A couple of months back, the Consumer Financial Protection Bureau or CFPB has been making new regulations that can effectively put a stop to payday loan companies. Some members of the congress were against it but there is huge opposition against them. What this means is that there are a lot of people who view payday loans as something detrimental to society and the economy. However, the argument is problematic as payday loan borrowers are also divided with how they feel about this.

On one hand, there are advocacy groups that are looking out for borrowers and their rights. They believe that the entire payday loan industry is out to prey on unknowing borrowers. They campaign that these companies are nothing more than vicious predators and it is in the best interest of people to do absolutely anything aside from get payday loans.

On the other hand, people who have used or rely on said loans believe that it is an unfair accusation especially since there are plenty of people and small businesses who rely on these companies for loans as most banks won’t bother with them. They either lack the credential or the amount they are looking to borrow is too small. They believe that these payday lenders actually allow a huge portion of the market to survive with circulating capital.

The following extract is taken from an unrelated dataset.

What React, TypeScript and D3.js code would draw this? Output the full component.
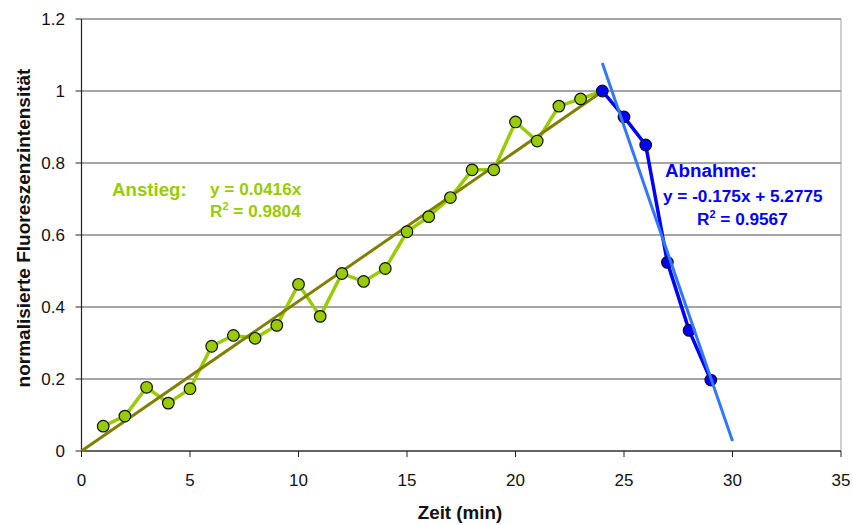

With beliefs divided, the average borrower gets confused whether or not do borrow from payday companies. Of course, all of this worrying is moot if the new rules and regulations of the CFPB takes effect and effectively kills the industry. However, as a consumer, it is in the best interest of the borrower to at least know the pros and cons of each side and decide for themselves whether or not they believe it is a waste of time or not.

In most cases, a lot of people really do fall into huge debt because of payday loans. It might not look like it but this kind of loan has a very big interest rate. It isn’t noticeable since the money turnover is quite fast. However, if you fail to pay on time, a new interest rate is put on top of the remaining sum and the loan is rolled over. This is where the cost snowballs since the borrower is now effectively paying for a second loan that they were never able to use. This means that they are paying a whole lot more than what they got

However, for emergencies that require immediate payment, this is also the quickest and best solution. Banks often require a lot of paper works and a long time before getting approved. The loans amount is also a big sum and they refuse to allow smaller loans since they won’t make a profit from those. For cases like these, payday loans aren’t just the best solutions since they are technically the only solution available to the person.

Regardless of whether or not the state of the payday industry will change anytime soon, borrowers should know their rights so as not to fall prey to shady lenders but they must also not dismiss that there are definitely a lot of people that are helped by such loans.